Hasil konfirmasi wartawan sejauh ini, Dinas Perindag ESDM Propinsi Sumut melalui Kabid Hidrogeologi Mineral dan Batubara, August SM Sihombing mengatakan bahwa tidak ada perusahaan tambang tanah kaolin yang beroperasi di Desa Bandar Pulau Pekan, Kabupaten Asahan sesuai data pada pihaknya, dan aktivitas pertambangan tidak boleh atas nama perseorangan.
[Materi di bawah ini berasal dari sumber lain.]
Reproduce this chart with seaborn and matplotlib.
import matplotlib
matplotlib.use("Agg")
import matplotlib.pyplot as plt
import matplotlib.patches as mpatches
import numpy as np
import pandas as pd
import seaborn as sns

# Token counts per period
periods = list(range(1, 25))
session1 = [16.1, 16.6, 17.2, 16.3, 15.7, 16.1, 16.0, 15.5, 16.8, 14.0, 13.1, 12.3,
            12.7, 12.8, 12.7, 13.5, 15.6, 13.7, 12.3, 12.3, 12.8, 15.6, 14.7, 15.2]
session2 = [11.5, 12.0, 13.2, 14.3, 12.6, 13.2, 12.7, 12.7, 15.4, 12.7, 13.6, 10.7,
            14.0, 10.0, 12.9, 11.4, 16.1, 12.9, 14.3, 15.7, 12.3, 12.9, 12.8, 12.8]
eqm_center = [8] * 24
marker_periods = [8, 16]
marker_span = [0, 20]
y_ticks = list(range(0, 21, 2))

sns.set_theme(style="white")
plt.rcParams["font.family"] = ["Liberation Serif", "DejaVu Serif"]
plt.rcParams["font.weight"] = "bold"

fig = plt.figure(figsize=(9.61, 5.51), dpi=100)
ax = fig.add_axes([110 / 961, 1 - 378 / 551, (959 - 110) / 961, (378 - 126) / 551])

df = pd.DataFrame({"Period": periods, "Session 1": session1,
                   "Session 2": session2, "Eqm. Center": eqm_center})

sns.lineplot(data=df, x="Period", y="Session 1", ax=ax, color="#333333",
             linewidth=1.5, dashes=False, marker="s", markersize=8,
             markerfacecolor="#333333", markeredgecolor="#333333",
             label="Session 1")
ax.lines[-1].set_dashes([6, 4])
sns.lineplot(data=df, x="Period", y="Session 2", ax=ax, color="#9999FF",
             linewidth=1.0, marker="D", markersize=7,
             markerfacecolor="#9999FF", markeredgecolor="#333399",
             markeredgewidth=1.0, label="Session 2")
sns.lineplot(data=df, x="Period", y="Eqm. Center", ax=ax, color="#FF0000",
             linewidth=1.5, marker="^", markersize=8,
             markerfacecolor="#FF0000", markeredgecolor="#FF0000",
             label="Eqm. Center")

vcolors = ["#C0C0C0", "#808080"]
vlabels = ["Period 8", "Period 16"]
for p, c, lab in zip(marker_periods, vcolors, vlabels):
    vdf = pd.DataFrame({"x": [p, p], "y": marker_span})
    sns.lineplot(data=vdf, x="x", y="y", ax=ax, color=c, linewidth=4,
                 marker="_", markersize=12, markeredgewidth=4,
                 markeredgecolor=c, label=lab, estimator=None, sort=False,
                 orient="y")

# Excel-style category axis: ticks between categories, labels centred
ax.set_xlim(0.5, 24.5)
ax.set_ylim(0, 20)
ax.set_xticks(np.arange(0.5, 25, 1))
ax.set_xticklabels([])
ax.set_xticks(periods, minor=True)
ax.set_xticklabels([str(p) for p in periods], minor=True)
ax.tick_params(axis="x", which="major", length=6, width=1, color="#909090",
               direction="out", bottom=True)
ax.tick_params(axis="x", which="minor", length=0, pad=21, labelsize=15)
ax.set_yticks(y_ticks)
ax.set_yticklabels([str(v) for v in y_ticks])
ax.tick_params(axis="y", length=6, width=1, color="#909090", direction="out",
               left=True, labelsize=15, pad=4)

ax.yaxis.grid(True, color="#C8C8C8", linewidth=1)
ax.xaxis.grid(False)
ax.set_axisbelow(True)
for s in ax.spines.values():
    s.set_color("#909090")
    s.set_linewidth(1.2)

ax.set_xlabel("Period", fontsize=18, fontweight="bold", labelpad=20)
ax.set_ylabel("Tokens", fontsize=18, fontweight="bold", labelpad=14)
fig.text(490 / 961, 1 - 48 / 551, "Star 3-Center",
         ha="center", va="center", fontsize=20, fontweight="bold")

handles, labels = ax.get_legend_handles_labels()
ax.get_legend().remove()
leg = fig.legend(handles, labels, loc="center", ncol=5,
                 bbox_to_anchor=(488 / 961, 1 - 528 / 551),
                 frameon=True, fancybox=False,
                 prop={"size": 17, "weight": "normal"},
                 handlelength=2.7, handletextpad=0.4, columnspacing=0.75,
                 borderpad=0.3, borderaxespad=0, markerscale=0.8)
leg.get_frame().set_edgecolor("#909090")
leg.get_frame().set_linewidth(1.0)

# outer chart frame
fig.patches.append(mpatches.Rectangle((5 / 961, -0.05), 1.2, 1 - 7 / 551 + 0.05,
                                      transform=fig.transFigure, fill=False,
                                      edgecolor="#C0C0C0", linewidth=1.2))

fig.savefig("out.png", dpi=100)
Sedangkan pihak Pengawasan Pertambangan Mineral dan Batubara Propinsi Sumatera Utara/Inspektur Tambang-Dirjen Minerba. Melalui petugas disana yang ditemui wartawan, G. Panggabean mengatakan, akan menyampaikan persoalan yang dijelaskan wartawan soal PT Jui Shin Indonesia ke koordinator mereka maupun ke kantor pusat.
Di tempat terpisah, Dr. Darmawan Yusuf SH, SE, M.Pd, MH, CTLA, Med mengungkapkan, persoalan pertambangan di Sumatera Utara saat ini harus menjadi perhatian semua pihak. Sebab dirasa sudah sangat memprihatikan, berani terang -terangan melanggar hukum.
Lebih parah soal reklamasi pasca tambang yang tidak dilakukan perusahaan pelaku pertambangan, jangan setelah berjatuhan korban, terutama anak-anak tewas tenggelam seperti di daerah-daerah lain akibat lubang tambang yang dibiarkan, barulah pihak-pihak berfungsi mengawasi, memberikan izin, maupun yang berwenang melakukan penindakan saling lempar tanggung jawab, tegasnya.(**)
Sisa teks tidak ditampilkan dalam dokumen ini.